══ RECORDED INFORMATION ══
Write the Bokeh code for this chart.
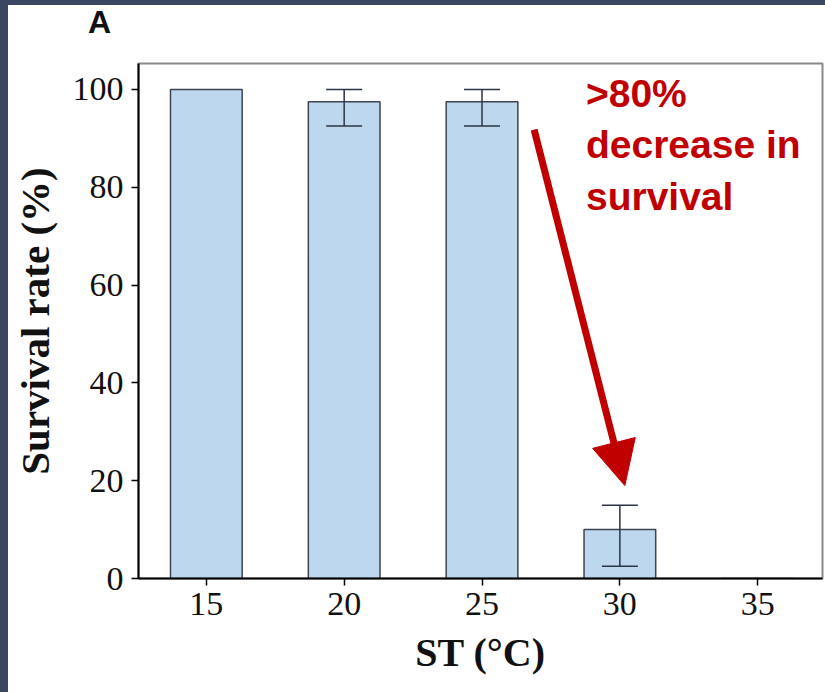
from bokeh.plotting import figure
from bokeh.models import (ColumnDataSource, Whisker, TeeHead, Arrow, NormalHead,
                          Label, FixedTicker, Div)
from bokeh.layouts import column
from bokeh.embed import file_html
from bokeh.resources import INLINE

# Survival rate (%) at each temperature (ST, °C), with error-bar limits
temps = [15, 20, 25, 30, 35]
survival = [100, 97.5, 97.5, 10, 0]
err_low = [100, 92.5, 92.5, 2.5, 0]
err_high = [100, 100, 100, 15, 0]

x_ticks = [15, 20, 25, 30, 35]
y_ticks = [0, 20, 40, 60, 80, 100]

panel_tag = "A"
note_text = ">80%\ndecrease in\nsurvival"
RED = "#c00000"

# header strip carrying the panel letter
header = Div(
    text=('<div style="font-family: \'Liberation Sans\'; font-weight: bold; '
          'font-size: 32px; line-height: 28px; color: #111111; '
          'padding: 3px 0 0 80px;">' + panel_tag + '</div>'),
    width=817, height=57, margin=(0, 0, 0, 0),
    styles={"background-color": "white"})

p = figure(width=817, height=630, x_range=(12.54, 37.35), y_range=(0, 105.3),
           output_backend="svg", toolbar_location=None,
           min_border_left=128, min_border_right=3,
           min_border_top=1, min_border_bottom=114)
p.margin = (0, 0, 0, 0)
p.background_fill_color = "white"
p.border_fill_color = "white"
p.outline_line_color = "#8a8a8a"
p.outline_line_width = 2
p.xgrid.visible = False
p.ygrid.visible = False

src = ColumnDataSource(dict(x=temps, top=survival))
p.vbar(x="x", top="top", bottom=0, width=2.6, source=src,
       fill_color="#bdd7ee", line_color="#3d4450", line_width=1.5)

# error bars only where the interval is non-empty, drawn over the bars
idx = [i for i in range(len(temps)) if err_high[i] > err_low[i]]
wsrc = ColumnDataSource(dict(x=[temps[i] for i in idx],
                             lo=[err_low[i] for i in idx],
                             hi=[err_high[i] for i in idx]))
w = Whisker(base="x", lower="lo", upper="hi", source=wsrc, level="overlay",
            line_color="#2b3545", line_width=1.5,
            upper_head=TeeHead(size=36, line_color="#2b3545", line_width=1.5),
            lower_head=TeeHead(size=36, line_color="#2b3545", line_width=1.5))
p.add_layout(w)

p.add_layout(Arrow(end=NormalHead(size=44, fill_color=RED, line_color=RED, line_width=1),
                   x_start=26.89, y_start=91.8, x_end=30.18, y_end=19.0,
                   line_color=RED, line_width=7))

p.add_layout(Label(x=28.77, y=103.6, text=note_text,
                   text_font="Liberation Sans", text_font_style="bold",
                   text_font_size="39px", text_color=RED,
                   text_baseline="top", text_line_height=1.2))

for ax in (p.xaxis, p.yaxis):
    ax.axis_line_color = "black"
    ax.axis_line_width = 2
    ax.major_tick_line_color = "black"
    ax.major_tick_line_width = 1.5
    ax.major_tick_in = 0
    ax.major_tick_out = 7
    ax.minor_tick_line_color = None
    ax.major_label_text_font = "Liberation Serif"
    ax.major_label_text_font_size = "34px"
    ax.major_label_text_color = "#111111"
    ax.axis_label_text_font = "Liberation Serif"
    ax.axis_label_text_font_style = "bold"
    ax.axis_label_text_color = "#111111"

p.xaxis.axis_label_text_font_size = "40px"
p.yaxis.axis_label_text_font_size = "41px"
p.xaxis.ticker = FixedTicker(ticks=x_ticks)
p.yaxis.ticker = FixedTicker(ticks=y_ticks)
p.xaxis.axis_label = "ST (°C)"
p.yaxis.axis_label = "Survival rate (%)"
p.xaxis.major_label_standoff = 7
p.yaxis.major_label_standoff = 8
p.xaxis.axis_label_standoff = 12
p.yaxis.axis_label_standoff = 12

# white sheet inset on a dark page edge (left and top)
sheet = column(header, p, width=817, height=687, spacing=0, margin=(5, 0, 0, 8),
               styles={"background-color": "white"})
layout = column(sheet, width=825, height=692,
                styles={"background-color": "#3b4760"})

open("out.html", "w").write(file_html(layout, INLINE))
═══
* SET EXERCISE *
Print the full listing exactly, dropping the pictures.

* COMPLETED TASK *
Write the Bokeh code for this chart.
from bokeh.plotting import figure
from bokeh.models import (ColumnDataSource, Whisker, TeeHead, Arrow, NormalHead,
                          Label, FixedTicker, Div)
from bokeh.layouts import column
from bokeh.embed import file_html
from bokeh.resources import INLINE

# Survival rate (%) at each temperature (ST, °C), with error-bar limits
temps = [15, 20, 25, 30, 35]
survival = [100, 97.5, 97.5, 10, 0]
err_low = [100, 92.5, 92.5, 2.5, 0]
err_high = [100, 100, 100, 15, 0]

x_ticks = [15, 20, 25, 30, 35]
y_ticks = [0, 20, 40, 60, 80, 100]

panel_tag = "A"
note_text = ">80%\ndecrease in\nsurvival"
RED = "#c00000"

# header strip carrying the panel letter
header = Div(
    text=('<div style="font-family: \'Liberation Sans\'; font-weight: bold; '
          'font-size: 32px; line-height: 28px; color: #111111; '
          'padding: 3px 0 0 80px;">' + panel_tag + '</div>'),
    width=817, height=57, margin=(0, 0, 0, 0),
    styles={"background-color": "white"})

p = figure(width=817, height=630, x_range=(12.54, 37.35), y_range=(0, 105.3),
           output_backend="svg", toolbar_location=None,
           min_border_left=128, min_border_right=3,
           min_border_top=1, min_border_bottom=114)
p.margin = (0, 0, 0, 0)
p.background_fill_color = "white"
p.border_fill_color = "white"
p.outline_line_color = "#8a8a8a"
p.outline_line_width = 2
p.xgrid.visible = False
p.ygrid.visible = False

src = ColumnDataSource(dict(x=temps, top=survival))
p.vbar(x="x", top="top", bottom=0, width=2.6, source=src,
       fill_color="#bdd7ee", line_color="#3d4450", line_width=1.5)

# error bars only where the interval is non-empty, drawn over the bars
idx = [i for i in range(len(temps)) if err_high[i] > err_low[i]]
wsrc = ColumnDataSource(dict(x=[temps[i] for i in idx],
                             lo=[err_low[i] for i in idx],
                             hi=[err_high[i] for i in idx]))
w = Whisker(base="x", lower="lo", upper="hi", source=wsrc, level="overlay",
            line_color="#2b3545", line_width=1.5,
            upper_head=TeeHead(size=36, line_color="#2b3545", line_width=1.5),
            lower_head=TeeHead(size=36, line_color="#2b3545", line_width=1.5))
p.add_layout(w)

p.add_layout(Arrow(end=NormalHead(size=44, fill_color=RED, line_color=RED, line_width=1),
                   x_start=26.89, y_start=91.8, x_end=30.18, y_end=19.0,
                   line_color=RED, line_width=7))

p.add_layout(Label(x=28.77, y=103.6, text=note_text,
                   text_font="Liberation Sans", text_font_style="bold",
                   text_font_size="39px", text_color=RED,
                   text_baseline="top", text_line_height=1.2))

for ax in (p.xaxis, p.yaxis):
    ax.axis_line_color = "black"
    ax.axis_line_width = 2
    ax.major_tick_line_color = "black"
    ax.major_tick_line_width = 1.5
    ax.major_tick_in = 0
    ax.major_tick_out = 7
    ax.minor_tick_line_color = None
    ax.major_label_text_font = "Liberation Serif"
    ax.major_label_text_font_size = "34px"
    ax.major_label_text_color = "#111111"
    ax.axis_label_text_font = "Liberation Serif"
    ax.axis_label_text_font_style = "bold"
    ax.axis_label_text_color = "#111111"

p.xaxis.axis_label_text_font_size = "40px"
p.yaxis.axis_label_text_font_size = "41px"
p.xaxis.ticker = FixedTicker(ticks=x_ticks)
p.yaxis.ticker = FixedTicker(ticks=y_ticks)
p.xaxis.axis_label = "ST (°C)"
p.yaxis.axis_label = "Survival rate (%)"
p.xaxis.major_label_standoff = 7
p.yaxis.major_label_standoff = 8
p.xaxis.axis_label_standoff = 12
p.yaxis.axis_label_standoff = 12

# white sheet inset on a dark page edge (left and top)
sheet = column(header, p, width=817, height=687, spacing=0, margin=(5, 0, 0, 8),
               styles={"background-color": "white"})
layout = column(sheet, width=825, height=692,
                styles={"background-color": "#3b4760"})

open("out.html", "w").write(file_html(layout, INLINE))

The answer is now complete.